# The Portrait Of Gloom FarmHouse. July 2015



## cunningplan (Aug 1, 2015)

Its been a long time since my last post, its been a hard year so far but I still managed to get out for a day with mockingbird and Blod (Will have to find if she has a name on here  ) while I was on holiday down south. It was as long or as far as last years but we managed to go to 6 places with only one fail.
This is the first and we got here about 6am and while from the outside you wouldn't think there would be anything left inside. It was not full of stuff but what there was made the trip worthwhile.
Anyway on with the photos 
the whole set can be found here
https://www.flickr.com/photos/cunningplan/sets/72157655171469230

























































Thanks for looking


----------



## NakedEye (Aug 1, 2015)

Really nice set of images Tony chap....great gloomy atmosphere inside...wonder who the lady is in the portrait?? Did you find her attractive?  Just a note - you'd have got an epic shot if you'd stuck it on top of the mantle piece especially with that wallpaper surrounding it!
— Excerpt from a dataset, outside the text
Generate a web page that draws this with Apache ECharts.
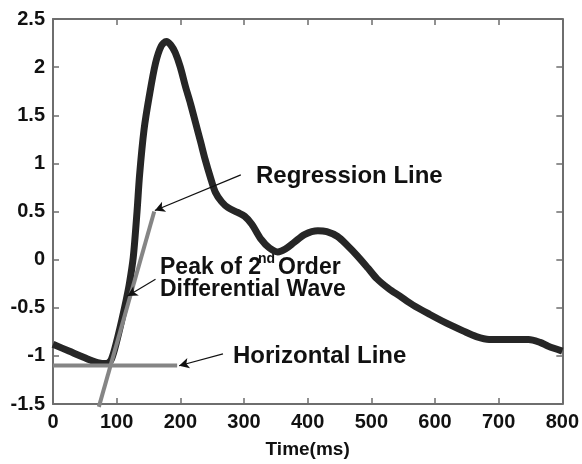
<!DOCTYPE html>
<html>
<head>
    <meta charset="utf-8">
    <script src="https://cdn.jsdelivr.net/npm/echarts@6/dist/echarts.min.js"></script>
    <style>
        html, body { margin: 0; padding: 0; background: #fff; }
        #chart { width: 582px; height: 464px; }
    </style>
</head>
<body>
    <div id="chart"></div>
    <script>
        // pulse wave
        let timeMs = [0, 25, 50, 70, 85, 92, 100, 108, 115, 120, 126, 132, 136, 143, 151, 161, 170, 178, 185, 192, 200, 208, 216, 224, 232, 239, 247, 255, 265, 275, 290, 301, 312, 327, 340, 353, 365, 379, 395, 416, 430, 447, 462, 478, 495, 509, 527, 545, 565, 592, 618, 644, 665, 685, 715, 747, 765, 778, 800];
        let signal = [-0.88, -0.95, -1.02, -1.07, -1.08, -1.03, -0.85, -0.63, -0.42, -0.25, 0.02, 0.50, 0.88, 1.35, 1.69, 2.04, 2.22, 2.265, 2.23, 2.15, 2.0, 1.80, 1.62, 1.42, 1.22, 1.04, 0.86, 0.70, 0.60, 0.54, 0.49, 0.45, 0.37, 0.21, 0.12, 0.08, 0.11, 0.18, 0.26, 0.30, 0.29, 0.24, 0.15, 0.04, -0.09, -0.20, -0.30, -0.38, -0.47, -0.57, -0.66, -0.74, -0.80, -0.83, -0.83, -0.83, -0.86, -0.90, -0.95];

        let regressionX = [72, 159];
        let regressionY = [-1.53, 0.50];
        let horizontalX = [0, 195];
        let horizontalY = [-1.10, -1.10];

        // arrows: [from, to] in data units
        let arrows = [
            [[295, 0.88], [160, 0.51]],
            [[161, -0.205], [117, -0.378]],
            [[267, -0.98], [198, -1.103]]
        ];

        let font = 'Liberation Sans, Arial, sans-serif';

        var chart = echarts.init(document.getElementById('chart'), null, { renderer: 'canvas' });

        function pairs(xs, ys) {
            return xs.map((x, i) => [x, ys[i]]);
        }

        var frameColor = '#6e6e6e';
        var baseAxis = {
            type: 'value',
            splitLine: { show: false },
            axisLine: { show: true, onZero: false, lineStyle: { color: frameColor, width: 2 } },
            axisTick: { show: true, inside: true, length: 6, lineStyle: { color: frameColor, width: 1.5 } }
        };

        var option = {
            backgroundColor: '#fff',
            animation: false,
            grid: { left: 53, top: 19, right: 15, bottom: 59 },
            xAxis: [
                Object.assign({}, baseAxis, {
                    position: 'bottom',
                    min: 0, max: 800, interval: 100,
                    name: 'Time(ms)',
                    nameLocation: 'middle',
                    nameGap: 36,
                    nameTextStyle: { fontFamily: font, fontSize: 19, fontWeight: 'bold', color: '#111' },
                    axisLabel: { margin: 8, fontFamily: font, fontSize: 20, fontWeight: 'bold', color: '#111' }
                }),
                Object.assign({}, baseAxis, {
                    position: 'top',
                    min: 0, max: 800, interval: 100,
                    axisLabel: { show: false }
                })
            ],
            yAxis: [
                Object.assign({}, baseAxis, {
                    position: 'left',
                    min: -1.5, max: 2.5, interval: 0.5,
                    axisLabel: { margin: 8, fontFamily: font, fontSize: 20, fontWeight: 'bold', color: '#111' }
                }),
                Object.assign({}, baseAxis, {
                    position: 'right',
                    min: -1.5, max: 2.5, interval: 0.5,
                    axisLabel: { show: false }
                })
            ],
            series: [
                {
                    type: 'line',
                    data: pairs(timeMs, signal),
                    showSymbol: false,
                    symbol: 'none',
                    smooth: 0.3,
                    lineStyle: { color: '#262626', width: 7 },
                    z: 2,
                    markLine: {
                        silent: true,
                        symbol: ['none', 'arrow'],
                        symbolSize: [8, 10],
                        label: { show: false },
                        lineStyle: { color: '#111', width: 1.2, type: 'solid' },
                        data: arrows.map(a => [{ coord: a[0] }, { coord: a[1] }])
                    }
                },
                {
                    type: 'line',
                    data: pairs(regressionX, regressionY),
                    symbol: 'none',
                    clip: false,
                    lineStyle: { color: '#858585', width: 4 },
                    z: 3
                },
                {
                    type: 'line',
                    data: pairs(horizontalX, horizontalY),
                    symbol: 'none',
                    lineStyle: { color: '#858585', width: 4 },
                    z: 3
                }
            ],
            graphic: [
                {
                    type: 'text', x: 256, y: 176,
                    style: { text: 'Regression Line', font: 'bold 24px ' + font, fill: '#111', textVerticalAlign: 'middle' }
                },
                {
                    type: 'text', x: 160, y: 268,
                    style: { text: 'Peak of 2', font: 'bold 23px ' + font, fill: '#111', textVerticalAlign: 'middle' }
                },
                {
                    type: 'text', x: 258, y: 259,
                    style: { text: 'nd', font: 'bold 14px ' + font, fill: '#111', textVerticalAlign: 'middle' }
                },
                {
                    type: 'text', x: 278, y: 268,
                    style: { text: 'Order', font: 'bold 23px ' + font, fill: '#111', textVerticalAlign: 'middle' }
                },
                {
                    type: 'text', x: 160, y: 290,
                    style: { text: 'Differential Wave', font: 'bold 23px ' + font, fill: '#111', textVerticalAlign: 'middle' }
                },
                {
                    type: 'text', x: 233, y: 356,
                    style: { text: 'Horizontal Line', font: 'bold 24px ' + font, fill: '#111', textVerticalAlign: 'middle' }
                }
            ]
        };
        chart.setOption(option);
    </script>
</body>
</html>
Enjoyed these Tony chap


----------



## Mikeymutt (Aug 1, 2015)

Nice one cunningplan..and lovely to see you posting again


----------



## ironsky (Aug 1, 2015)

Nice report, this is the sort of place I like little damage and a few original features and looks a nice location.


----------



## smiler (Aug 1, 2015)

Nicely Done CP, I enjoyed it, Thanks


----------



## krela (Aug 1, 2015)

Good to hear from you.


----------



## The Wombat (Aug 1, 2015)

Just goes to show you can't judge a book by its cover
Nice work CP


----------



## flyboys90 (Aug 2, 2015)

Well you have certainly made up for lost time Tony!Cracking set of images and so much to see.


----------



## HughieD (Aug 2, 2015)

Glad you did. Stunning set.


----------



## DirtyJigsaw (Aug 3, 2015)

Very nicely captured. Nice report


----------



## degenerate (Aug 3, 2015)

Nice one, deffo got an eerie vibe to it.


----------



## mockingbird (Aug 4, 2015)

good start to the day, you just knew from here on it was going to get better, that shot of the piano is lovely mate.


----------